Já a penetração russa da região ocorre a partir do século XVIII e XIX, com a
anexação da Geórgia em 08 de Janeiro de 1801, pelo Czar Paulo I.
A subsequente Guerra do Cáucaso
dá continuidade ao movimento de russificação da região do Cáucaso. Entretanto,
os russos encontraram duríssima resistência das tribos e populações
montanhesas, de religião muçulmana. Esses povos eram de forma indiscriminada
apelidados pelos invasores de “tártaros”,
frequentemente de forma pejorativa. Tais populações resistiram à ofensiva russa
durante os reinados de três czares, entre períodos de guerra aberta e tréguas. Ao
término do conflito, a despeito da anexação do norte do Cáucaso pelo Império
Russo, o principal líder dos rebeldes foi poupado, após jurar fidelidade ao Czar.
Uma das principais lideranças
daqueles povos camponeses das montanhas onde hoje se situa o Daguestão foi “Khadji-Murát”
que dá o nome à novela de Leon Tolstoi publicada em 1905, cinco anos antes da
morte do escritor.
Trata-se de um livro baseado nas
próprias experiências pessoais do autor.
Após abandonar a Universidade e
passar por um período de vida de completa dissipação e ócio, quando se envolve
com jogos e mulheres, em 1851, Tolstoi alista-se no exército russo. Tinha 23
anos e é engajado na Guerra do Cáucaso no período entre 1851/1852, mesmo
momento em que se passam os eventos da novela.

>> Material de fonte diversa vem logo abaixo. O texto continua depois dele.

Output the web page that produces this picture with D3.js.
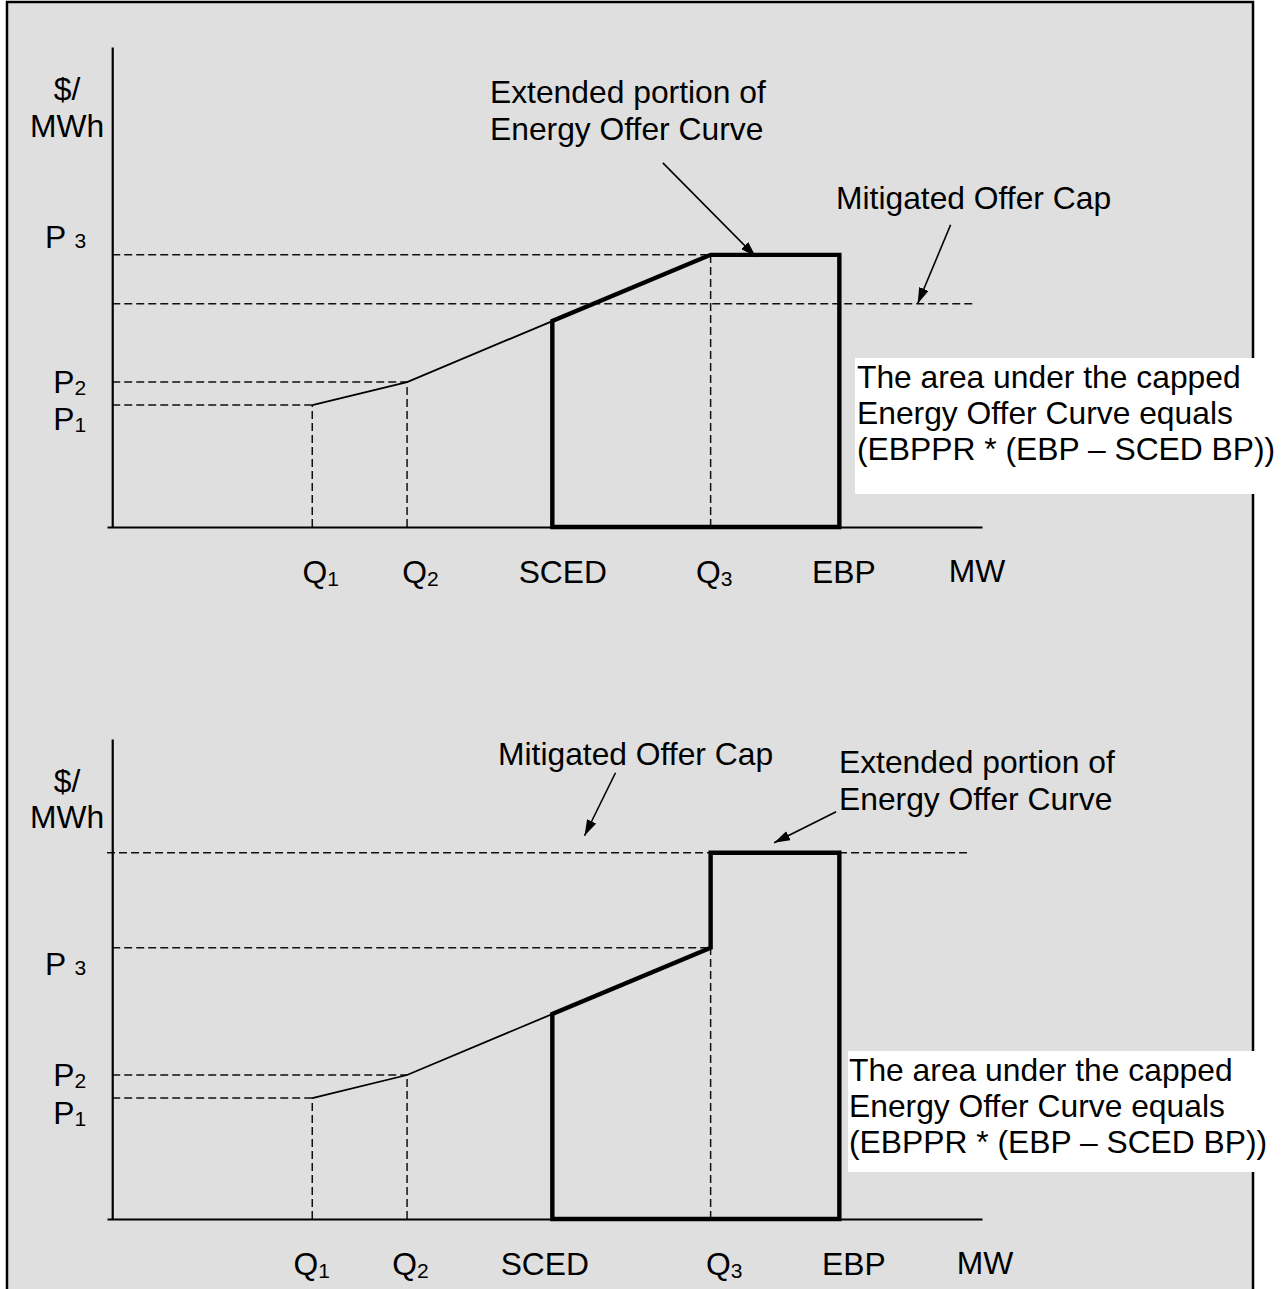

Khadji-Murát era um conhecido e
temido líder militar tártaro. Em certa passagem da novela, um dos personagens
afirma que se tivesse nascido na Europa, granjearia a mesma autoridade de
Napoleão Bonaparte. Começou como comandante em chefe de Chamil, esse último o
líder supremo da resistência caucasiana e terceiro imã (“sacerdote”) do Daguestão.

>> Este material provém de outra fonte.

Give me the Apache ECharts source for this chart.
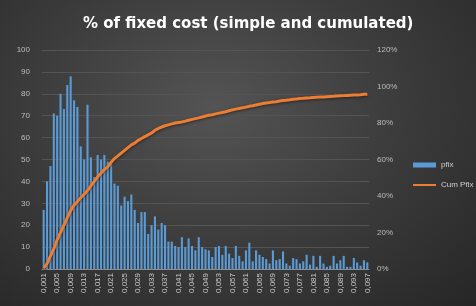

Entretanto, Murát irá posteriormente romper com Chamil e criar uma facção
política e militar própria. Após ver sua mãe, esposa e filhos sequestrados por
Chamil, Murát passa para o lado dos Russos. Jura fidelidade ao Czar não pela
renúncia dos seus ideais de independência política ou pelo abandono dos rígidos
preceitos religiosos, mas traça uma aliança meramente tática com os Russos,
para vingar-se do Amã.
O final da história revela como essa
aliança era frágil. Após se entregar ao comandante militar do Czar em Tiblissi,
na Geórgia, o protagonista é permanentemente vigiado pelos russos, com quem
mantem uma relação de desconfiança. Reivindica autorização para resgatar a sua
família, com a contrapartida de apoiar os russos na luta contra Chamil. Entretanto,
o seu grupo militar estava sob dura vigilância dos prepostos do Czar e cada
passo de seus membros era rastreado. Decidem assim ludibriar os russos e fogem do
seu controle, com o objetivo de levar adiante a guerra contra Chamil – o mesmo
chefe caucaciano que ao fim da Guerra também juraria fidelidade ao...Czar.

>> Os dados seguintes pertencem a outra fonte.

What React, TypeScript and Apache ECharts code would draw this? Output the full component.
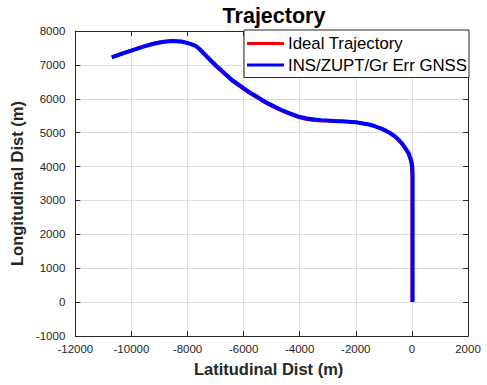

A novela descreve o encontro e o
conflito de civilizações. Há o “Ocidente”, representado pelos Russos, e o “Oriente”,
representado pelos camponeses do Cáucaso. De um lado uma monarquia absolutista
fundada no cristianismo ortodoxo e forças militares dirigidas por membros da
aristocracia russa. De outro lado, uma guerrilha de camponeses divididos em diferentes
etnias, de orientação muçulmana, com disposição de luta até a morte. Esse
conflito, em Tolstoi, assume características muito particulares que vão muito
além de uma afirmação “nacionalista” do Império Russo ou, por outro lado, da
defesa da luta independentista/separatista dos povos do Cáucaso.
Em se tratando de um escritor do
porte de Lev Tolstói, o problema da Guerra surge como uma ótima oportunidade para
retratar a complexidade da alma humana e suas contradições. O escritor não tinha
a pretensão de ser um historiador, mas de elaborar uma obra de ficção, ou mais
exatamente uma obra de literatura com lastro naquilo que viu na sua experiência
de soldado na Guerra do Cáucaso.
Isso não significa que o livro
tenha a pretensão de se passar por apartidário.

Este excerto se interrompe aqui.